Paleontology assures us, in addition, that the ancient philosophers who, with less reason, held the same doctrine, erred in supposing that the phases formed a cycle, exactly repeating the past, exactly foreshadowing the future, in their rotations. On the contrary, it furnishes us with conclusive reasons for thinking that, if every link in the ancestry of these humble indigenous plants had been preserved and were accessible to us, the whole would present a converging series of forms of gradually diminishing complexity, until, at some period in the history of the earth, far more remote than any of which organic remains have yet been discovered, they would merge in those low groups among which the Boundaries between animal and vegetable life become effaced.*

* "On the Border Territory between the Animal and the Vegetable
Kingdoms," Essays, vol. viii. p. 162


The word "evolution," now generally applied to the cosmic process, has had a singular history, and is used in various senses.* Taken in its popular signification it means progressive development, that is, gradual change from a condition of relative uniformity to one of relative complexity; but its connotation has been widened to include the phenomena of retrogressive metamorphosis, that is, of progress from a condition of relative complexity to one of relative uniformity.

As a natural process, of the same character as the development of a tree from its seed, or of a fowl from its egg, evolution excludes creation and all other kinds of supernatural intervention. As the expression of a fixed order, every stage of which is the effect of causes operating according to definite rules, the conception of evolution no less excludes that of chance. It is very desirable to remember that evolution is not an explanation of the cosmic process, but merely a generalized statement of the method and results of that process. And, further, that, if there is proof that the cosmic process was set going by any agent, then that agent will be, the creator of it and of all its products, although supernatural intervention may remain strictly excluded from its further course.

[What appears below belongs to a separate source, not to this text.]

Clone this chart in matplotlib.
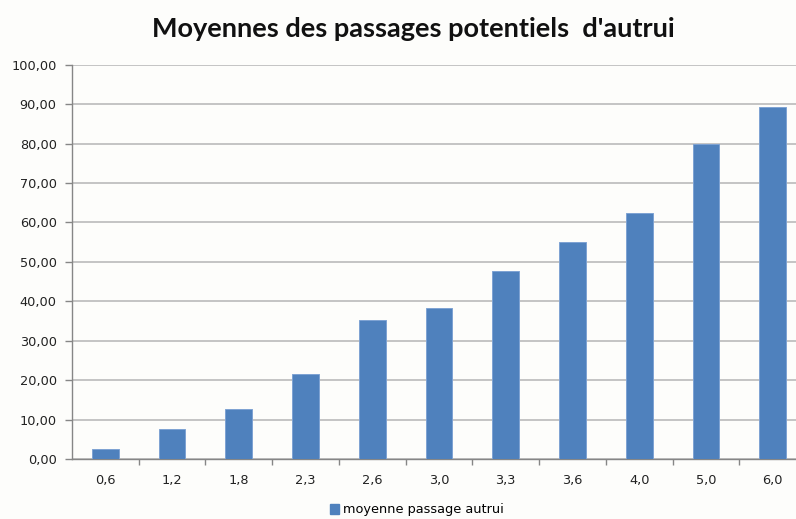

So far as that limited revelation of the nature of things, which we call scientific knowledge, has yet gone, it tends, with constantly increasing emphasis, to the belief that, not merely the world of plants, but that of animals; not merely living things, but the whole fabric of the earth; not merely our planet, but the whole solar system; not merely our star and its satellites, but the millions of similar bodies which bear witness to the order which pervades boundless space, and has endured through boundless time; are all working out their predestined courses of evolution.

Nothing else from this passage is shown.